Conidial NADase - a novel potential target to treat fungal infections

Alternative title: NADase i soppsporer - et potensielt nytt leggemiddelmål mot soppinfeksjoner

Awarded: NOK 11.4 mill.

During the period Dec 2023-Sep 2024, we have consolidated the results from the biochemical and structural studies. These efforts have enabled us to establish several important and unique features of fungal NADases. Importantly, these enzymes belong to the class of TNT-domain proteins (from Tuberculosis necrotizing toxin). We showed that this class of enzymes is only present in bacteria and fungi and may therefore represent an attractive drug target. Within the class of fungal NADases, we identified a subdivision, based on the three-dimensional structures, that indicates the evolutionary independent development of three rather different mechanisms to stabilize a homodimeric state, which is critical for enzyme activity. One strategy is the introduction of the calcium binding site (described earlier in this project). Another, unexpected mechanism, which is found in the Fusarium enzyme, is the formation of intermolecular disulfide bonds which connect the C- and N-termini of the monomers. Yet another mechanism (based on partial X-ray structure and alpha-fold predictions) is the accumulation of ionic interactions in the dimer interface. These conclusions were based on the careful analyses of the obtained three-dimensional structures. As another important result, we noted that the catalytic centers of the three fungal NADases that we have been investigating are highly similar. Consequently, it can be assumed that inhibitors are likely to be effective on many different fungal NADases. Therefore, we wish to intensify our efforts to identify compounds from chemical libraries that exhibit inhibitory properties against fungal NADases.

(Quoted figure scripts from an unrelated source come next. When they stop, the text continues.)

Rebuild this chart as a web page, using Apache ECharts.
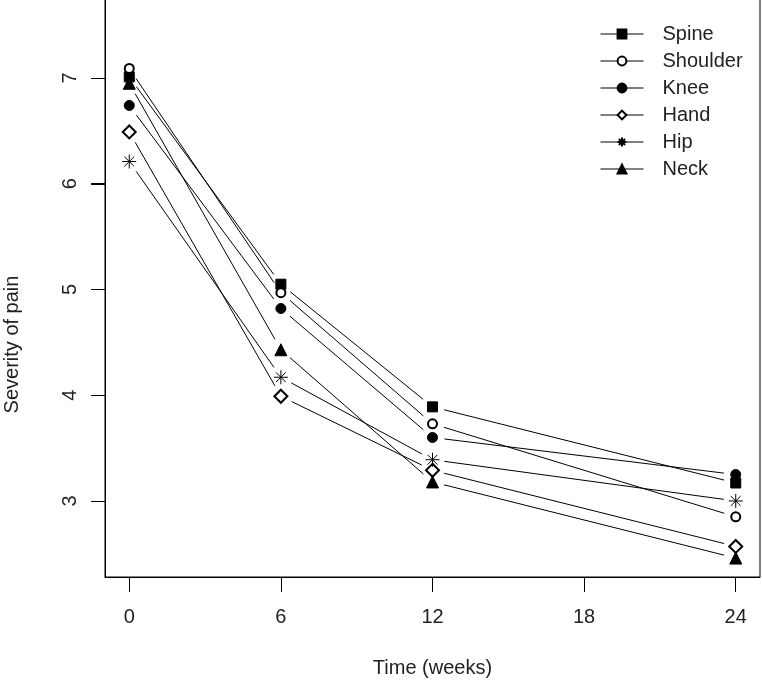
<!DOCTYPE html>
<html>
<head>
<meta charset="utf-8">
<script src="https://cdn.jsdelivr.net/npm/echarts@6/dist/echarts.min.js"></script>
<style>html,body{margin:0;padding:0;background:#fff;}#c{width:762px;height:689px;}</style>
</head>
<body>
<div id="c"></div>
<script>
var weeks = [0, 6, 12, 24];
var seriesNames = ['Spine', 'Shoulder', 'Knee', 'Hand', 'Hip', 'Neck'];
var spine    = [7.01, 5.05, 3.89, 3.17];
var shoulder = [7.09, 4.97, 3.73, 2.85];
var knee     = [6.74, 4.82, 3.60, 3.25];
var hand     = [6.49, 3.99, 3.29, 2.57];
var hip      = [6.21, 4.17, 3.39, 3.00];
var neck     = [6.95, 4.43, 3.18, 2.46];
var xTicks = [0, 6, 12, 18, 24];
var yTicks = [3, 4, 5, 6, 7];

var values = [spine, shoulder, knee, hand, hip, neck];
var asterisk = 'path://M0,5L10,5M5,0L5,10M1.5,1.5L8.5,8.5M8.5,1.5L1.5,8.5';
var symbols = ['rect', 'emptyCircle', 'circle', 'emptyDiamond', asterisk, 'triangle'];
var sizes = [10, 9, 10, 13, 14, 12];
var txt = '#222';
var X_MIN = -0.96, X_MAX = 24.96, Y_MIN = 2.281, Y_MAX = 7.747;

var series = [];
values.forEach(function (vals, i) {
  var segs = [];
  for (var k = 0; k < weeks.length - 1; k++) {
    segs.push([weeks[k], vals[k], weeks[k + 1], vals[k + 1]]);
  }
  series.push({
    type: 'custom',
    silent: true,
    data: segs,
    renderItem: function (params, api) {
      var p1 = api.coord([api.value(0), api.value(1)]);
      var p2 = api.coord([api.value(2), api.value(3)]);
      var dx = p2[0] - p1[0], dy = p2[1] - p1[1];
      var len = Math.sqrt(dx * dx + dy * dy);
      var g = 12;
      var ux = dx / len, uy = dy / len;
      return {
        type: 'line',
        shape: { x1: p1[0] + ux * g, y1: p1[1] + uy * g, x2: p2[0] - ux * g, y2: p2[1] - uy * g },
        style: { stroke: '#000', lineWidth: 1 }
      };
    }
  });
});
values.forEach(function (vals, i) {
  series.push({
    name: seriesNames[i],
    type: 'line',
    data: weeks.map(function (w, k) { return [w, vals[k]]; }),
    symbol: symbols[i],
    symbolSize: sizes[i],
    showAllSymbol: true,
    lineStyle: { opacity: 0, width: 0 },
    itemStyle: { color: '#000', borderColor: '#000', borderWidth: 1 },
    emphasis: { disabled: true },
    z: 3
  });
});
// y-axis tick marks, placed through the axis scale at the left edge of the plot box
series.push({
  type: 'custom',
  silent: true,
  clip: false,
  z: 50,
  data: yTicks.map(function (v) { return [X_MIN, v]; }),
  renderItem: function (params, api) {
    var p = api.coord([api.value(0), api.value(1)]);
    var y = Math.round(p[1]) + 0.5;
    return {
      type: 'line',
      shape: { x1: p[0] - 14, y1: y, x2: p[0], y2: y },
      style: { stroke: '#000', lineWidth: 1 }
    };
  }
});

var chart = echarts.init(document.getElementById('c'), null, { renderer: 'canvas' });
chart.setOption({
  animation: false,
  backgroundColor: '#fff',
  grid: { left: 105, right: 2, top: -1, bottom: 112, show: true, borderColor: '#000', borderWidth: 1, outerBoundsMode: 'none' },
  legend: {
    data: seriesNames,
    orient: 'vertical',
    left: 600,
    top: 24,
    padding: 0,
    itemWidth: 43,
    itemHeight: 11,
    itemGap: 7,
    lineStyle: { color: '#000', width: 1, opacity: 1 },
    textStyle: { fontFamily: 'Liberation Sans, Arial', fontSize: 20, color: txt, lineHeight: 20, padding: [0, 0, 0, 14] },
    selectedMode: false
  },
  graphic: [{
    type: 'text',
    left: 2,
    top: 'middle',
    silent: true,
    rotation: Math.PI / 2,
    style: { text: 'Severity of pain', fontFamily: 'Liberation Sans, Arial', fontSize: 20, fill: txt }
  }],
  xAxis: {
    type: 'value',
    min: X_MIN,
    max: X_MAX,
    name: 'Time (weeks)',
    nameLocation: 'middle',
    nameGap: 81,
    nameTextStyle: { fontFamily: 'Liberation Sans, Arial', fontSize: 20, color: txt },
    axisLine: { show: true, onZero: false, lineStyle: { color: '#000', width: 1 } },
    splitLine: { show: false },
    axisTick: { show: true, customValues: xTicks, length: 15, lineStyle: { color: '#000', width: 1 } },
    axisLabel: { customValues: xTicks, margin: 30, fontFamily: 'Liberation Sans, Arial', fontSize: 20, color: txt }
  },
  yAxis: {
    type: 'value',
    min: Y_MIN,
    max: Y_MAX,
    axisLine: { show: true, onZero: false, lineStyle: { color: '#000', width: 1 } },
    splitLine: { show: false },
    axisTick: { show: true, customValues: yTicks, length: 14, lineStyle: { color: '#000', width: 1 } },
    axisLabel: { customValues: yTicks, rotate: 90, margin: 25, fontFamily: 'Liberation Sans, Arial', fontSize: 20, color: txt }
  },
  series: series
});
</script>
</body>
</html>
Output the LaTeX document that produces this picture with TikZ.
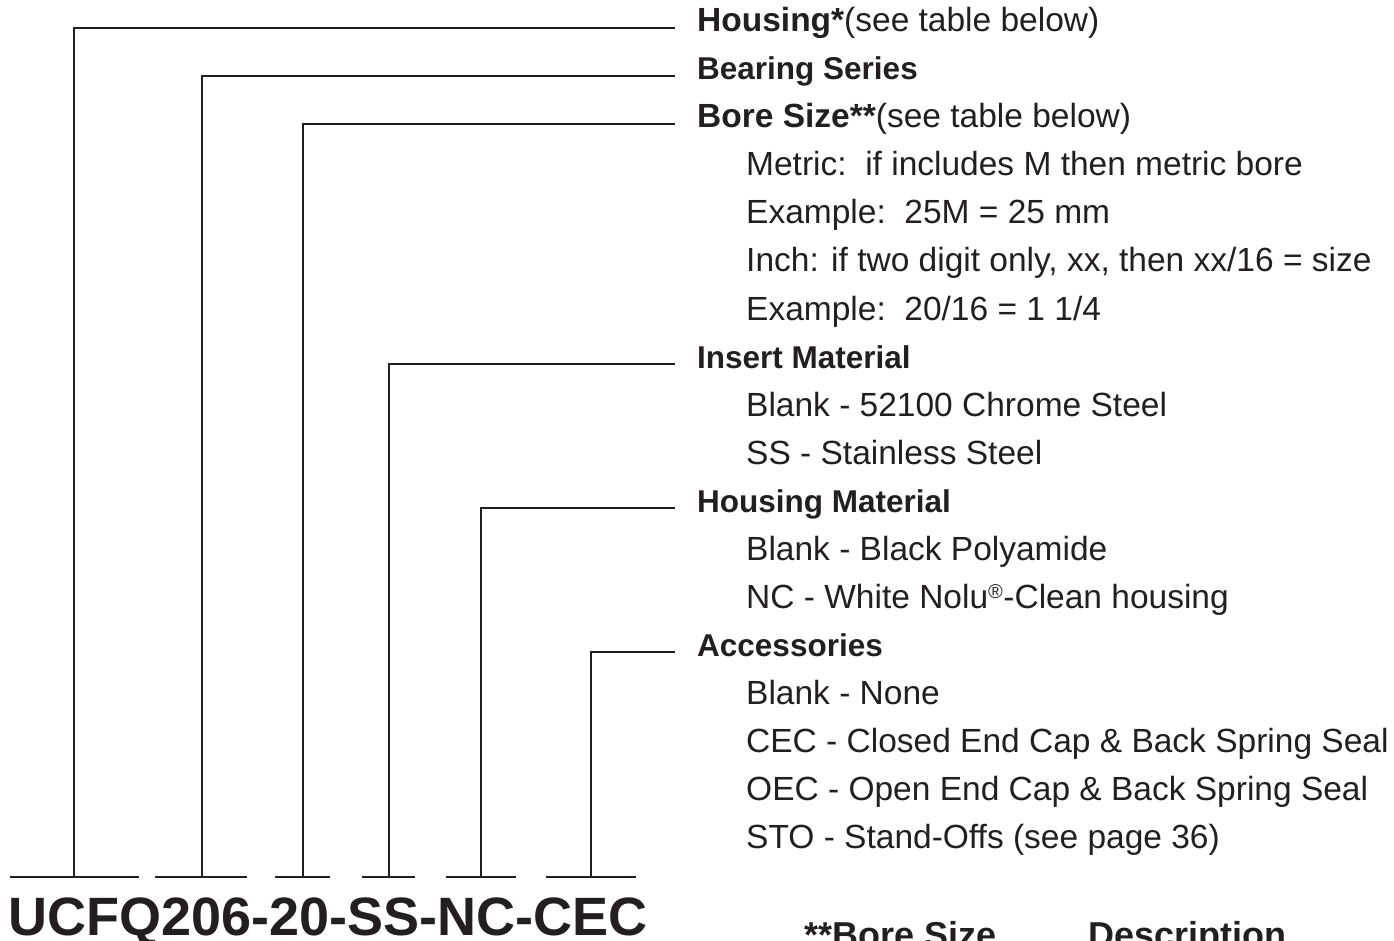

Aspergilloses are among the most common human fungal infections and cause more than one million deaths every year. The airborne spores (conidia) of Aspergillus fumigatus are ubiquitously present in the environment and normally cleared from the lungs by the immune system. However, A. fumigatus infections represent a serious threat in immune-compromised patients with a lethality of up to 90%. The spectrum of antifungal drugs is rather limited and development of resistance has become a major challenge for the treatment of these infections. This proposal is based on our recent (unpublished) discovery of an NAD-cleaving enzyme (AfNADase) on the surface of conidia from Aspergillus fumigatus. Importantly, earlier virulence studies have indicated a prominent role of the encoding gene in the infection process; however, the function of the gene product has remained unknown. We hypothesize that the NADase activity may be critical for the adherence to the host cells or to evade the immune system. Our preliminary observations indicate that AfNADase represents a new class of enzymes with homologous representatives only in spore-forming fungi making it a promising drug target. In collaboration with internationally leading research groups, we will establish the molecular and catalytic properties of this new enzyme class including the X-ray structure. Moreover, we will use molecular genetics and a range of functional assays, including mouse models of A. fumigatus infection, to establish the biological function of AfNADase as well as its role in the infection process. Finally, we will produce a range of NAD analogs and test their inhibitory effect on AfNADase. Using effective analogs in biological assays, we intend to verify the suitability of AfNADase as a target for the treatment of aspergilloses and, potentially, other fungal infections.

Funding scheme:

FRIPRO-Fri prosjektstøtte